_Do this_
From the very first line of the data to the line containing "var yTicksA = [0, 50, 100, 150, 200];", retype everything exactly, leaving the pictures behind.
- - -
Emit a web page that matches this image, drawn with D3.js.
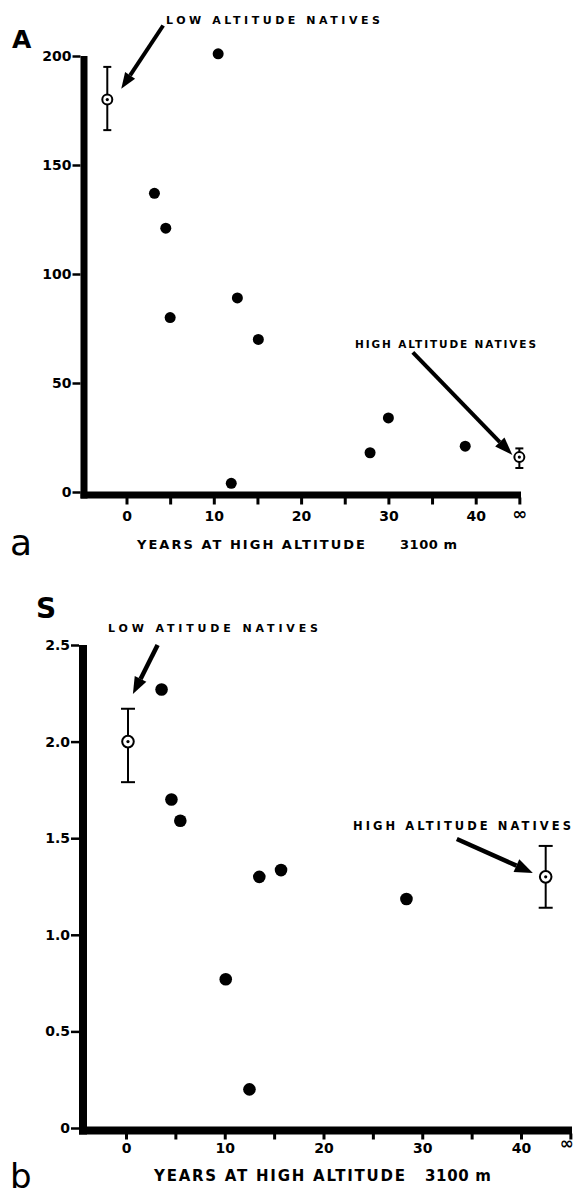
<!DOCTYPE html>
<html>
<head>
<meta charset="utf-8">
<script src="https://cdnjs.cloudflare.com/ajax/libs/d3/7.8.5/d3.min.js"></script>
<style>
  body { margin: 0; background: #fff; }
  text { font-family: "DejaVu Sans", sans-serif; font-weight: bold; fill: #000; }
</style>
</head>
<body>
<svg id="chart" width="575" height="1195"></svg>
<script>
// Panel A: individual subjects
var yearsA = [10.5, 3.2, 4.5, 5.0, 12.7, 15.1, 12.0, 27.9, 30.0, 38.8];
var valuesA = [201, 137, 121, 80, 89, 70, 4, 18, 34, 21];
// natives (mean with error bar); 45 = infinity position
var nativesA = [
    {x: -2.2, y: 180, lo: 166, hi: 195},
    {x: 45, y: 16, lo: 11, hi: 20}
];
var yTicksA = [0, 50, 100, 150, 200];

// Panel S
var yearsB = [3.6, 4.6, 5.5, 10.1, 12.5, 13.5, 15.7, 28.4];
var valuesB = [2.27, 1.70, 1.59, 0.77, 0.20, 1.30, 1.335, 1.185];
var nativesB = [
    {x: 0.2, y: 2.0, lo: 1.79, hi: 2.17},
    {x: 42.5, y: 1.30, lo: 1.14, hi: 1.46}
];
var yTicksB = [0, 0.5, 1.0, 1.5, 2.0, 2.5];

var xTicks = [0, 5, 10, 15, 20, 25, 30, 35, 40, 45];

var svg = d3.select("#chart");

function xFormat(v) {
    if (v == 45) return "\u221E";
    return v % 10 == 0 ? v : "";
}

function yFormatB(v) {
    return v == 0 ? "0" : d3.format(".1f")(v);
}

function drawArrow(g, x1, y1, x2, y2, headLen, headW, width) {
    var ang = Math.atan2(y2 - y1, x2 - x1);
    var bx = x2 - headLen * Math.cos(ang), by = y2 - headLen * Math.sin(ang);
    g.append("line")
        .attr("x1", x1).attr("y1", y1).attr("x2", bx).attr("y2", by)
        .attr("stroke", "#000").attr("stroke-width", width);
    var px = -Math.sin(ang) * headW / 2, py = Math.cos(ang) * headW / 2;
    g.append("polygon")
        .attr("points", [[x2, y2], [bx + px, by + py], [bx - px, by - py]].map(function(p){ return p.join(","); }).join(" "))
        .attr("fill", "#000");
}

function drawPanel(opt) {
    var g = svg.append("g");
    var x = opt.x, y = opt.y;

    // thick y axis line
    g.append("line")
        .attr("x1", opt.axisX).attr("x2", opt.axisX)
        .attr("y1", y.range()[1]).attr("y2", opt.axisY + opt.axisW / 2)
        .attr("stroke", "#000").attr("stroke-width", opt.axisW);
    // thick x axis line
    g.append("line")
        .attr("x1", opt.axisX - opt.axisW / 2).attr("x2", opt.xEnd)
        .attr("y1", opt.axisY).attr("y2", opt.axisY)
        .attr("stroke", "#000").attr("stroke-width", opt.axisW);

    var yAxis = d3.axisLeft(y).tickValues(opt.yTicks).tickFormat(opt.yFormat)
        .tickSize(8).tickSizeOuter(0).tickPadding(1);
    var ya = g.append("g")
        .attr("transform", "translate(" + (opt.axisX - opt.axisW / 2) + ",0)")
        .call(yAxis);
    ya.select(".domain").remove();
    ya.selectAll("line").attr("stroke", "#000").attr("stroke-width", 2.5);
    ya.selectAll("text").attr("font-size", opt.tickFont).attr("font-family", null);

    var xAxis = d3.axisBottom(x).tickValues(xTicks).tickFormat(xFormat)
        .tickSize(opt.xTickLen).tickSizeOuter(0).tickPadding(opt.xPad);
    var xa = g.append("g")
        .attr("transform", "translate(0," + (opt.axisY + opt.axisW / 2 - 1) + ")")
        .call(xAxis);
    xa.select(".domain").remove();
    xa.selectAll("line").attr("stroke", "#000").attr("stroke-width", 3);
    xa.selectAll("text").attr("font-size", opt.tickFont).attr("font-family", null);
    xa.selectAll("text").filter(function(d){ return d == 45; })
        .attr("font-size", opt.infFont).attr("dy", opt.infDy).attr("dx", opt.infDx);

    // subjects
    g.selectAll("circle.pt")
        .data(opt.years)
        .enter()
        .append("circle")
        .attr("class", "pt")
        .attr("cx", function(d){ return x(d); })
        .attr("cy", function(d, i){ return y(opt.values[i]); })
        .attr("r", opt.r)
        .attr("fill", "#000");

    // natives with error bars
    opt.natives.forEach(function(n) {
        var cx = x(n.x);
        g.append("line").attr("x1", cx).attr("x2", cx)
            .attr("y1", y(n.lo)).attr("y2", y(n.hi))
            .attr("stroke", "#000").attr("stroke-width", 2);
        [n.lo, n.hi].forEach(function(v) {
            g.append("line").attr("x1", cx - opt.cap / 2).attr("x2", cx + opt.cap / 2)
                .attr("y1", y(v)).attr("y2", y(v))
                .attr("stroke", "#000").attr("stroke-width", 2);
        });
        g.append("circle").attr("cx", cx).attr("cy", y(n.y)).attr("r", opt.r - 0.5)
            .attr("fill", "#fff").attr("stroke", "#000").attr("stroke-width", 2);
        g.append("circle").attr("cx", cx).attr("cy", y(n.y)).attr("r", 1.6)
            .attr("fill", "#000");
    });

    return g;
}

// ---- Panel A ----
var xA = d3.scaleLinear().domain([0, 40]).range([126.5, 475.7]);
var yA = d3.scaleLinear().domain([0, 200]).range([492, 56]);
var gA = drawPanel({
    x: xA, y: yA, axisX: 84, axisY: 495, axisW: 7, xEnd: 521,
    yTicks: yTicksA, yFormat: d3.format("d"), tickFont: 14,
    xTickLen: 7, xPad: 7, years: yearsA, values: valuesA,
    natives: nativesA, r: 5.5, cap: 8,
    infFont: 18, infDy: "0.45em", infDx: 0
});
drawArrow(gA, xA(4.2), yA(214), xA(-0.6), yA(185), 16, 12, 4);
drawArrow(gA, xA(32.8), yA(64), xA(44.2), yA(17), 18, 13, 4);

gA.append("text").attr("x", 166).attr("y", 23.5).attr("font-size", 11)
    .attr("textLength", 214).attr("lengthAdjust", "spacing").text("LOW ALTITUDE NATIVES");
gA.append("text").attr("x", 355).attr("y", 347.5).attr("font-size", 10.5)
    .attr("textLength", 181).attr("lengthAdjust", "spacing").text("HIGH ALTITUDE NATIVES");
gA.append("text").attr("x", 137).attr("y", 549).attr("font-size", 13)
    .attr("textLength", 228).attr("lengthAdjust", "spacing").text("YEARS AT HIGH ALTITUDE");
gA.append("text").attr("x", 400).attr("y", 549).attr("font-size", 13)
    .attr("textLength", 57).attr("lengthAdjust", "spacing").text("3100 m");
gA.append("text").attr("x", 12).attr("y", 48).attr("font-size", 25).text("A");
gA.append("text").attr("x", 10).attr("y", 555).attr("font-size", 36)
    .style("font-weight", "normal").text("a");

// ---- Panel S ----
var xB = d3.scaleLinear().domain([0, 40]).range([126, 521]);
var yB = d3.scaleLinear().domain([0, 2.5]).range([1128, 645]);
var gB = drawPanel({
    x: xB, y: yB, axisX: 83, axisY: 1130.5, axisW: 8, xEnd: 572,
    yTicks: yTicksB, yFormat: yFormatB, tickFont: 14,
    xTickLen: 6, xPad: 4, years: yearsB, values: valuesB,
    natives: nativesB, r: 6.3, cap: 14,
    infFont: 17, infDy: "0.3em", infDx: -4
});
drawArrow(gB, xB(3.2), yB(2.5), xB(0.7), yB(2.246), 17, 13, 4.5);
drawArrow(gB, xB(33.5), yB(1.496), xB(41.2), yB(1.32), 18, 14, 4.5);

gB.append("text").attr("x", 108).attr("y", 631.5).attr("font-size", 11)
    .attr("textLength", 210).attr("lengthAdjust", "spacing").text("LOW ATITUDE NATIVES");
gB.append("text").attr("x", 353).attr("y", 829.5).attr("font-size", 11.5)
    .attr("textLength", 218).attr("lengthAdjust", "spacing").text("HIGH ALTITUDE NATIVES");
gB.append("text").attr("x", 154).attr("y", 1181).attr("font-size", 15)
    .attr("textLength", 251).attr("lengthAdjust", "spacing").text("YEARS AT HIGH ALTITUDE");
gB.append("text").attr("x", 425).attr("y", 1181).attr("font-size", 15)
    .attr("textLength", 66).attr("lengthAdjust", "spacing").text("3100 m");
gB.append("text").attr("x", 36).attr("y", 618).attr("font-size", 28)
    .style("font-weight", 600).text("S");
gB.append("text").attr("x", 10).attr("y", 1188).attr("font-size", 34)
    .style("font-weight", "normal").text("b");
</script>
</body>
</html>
- - -
_Output below_
Emit a web page that matches this image, drawn with D3.js.
<!DOCTYPE html>
<html>
<head>
<meta charset="utf-8">
<script src="https://cdnjs.cloudflare.com/ajax/libs/d3/7.8.5/d3.min.js"></script>
<style>
  body { margin: 0; background: #fff; }
  text { font-family: "DejaVu Sans", sans-serif; font-weight: bold; fill: #000; }
</style>
</head>
<body>
<svg id="chart" width="575" height="1195"></svg>
<script>
// Panel A: individual subjects
var yearsA = [10.5, 3.2, 4.5, 5.0, 12.7, 15.1, 12.0, 27.9, 30.0, 38.8];
var valuesA = [201, 137, 121, 80, 89, 70, 4, 18, 34, 21];
// natives (mean with error bar); 45 = infinity position
var nativesA = [
    {x: -2.2, y: 180, lo: 166, hi: 195},
    {x: 45, y: 16, lo: 11, hi: 20}
];
var yTicksA = [0, 50, 100, 150, 200];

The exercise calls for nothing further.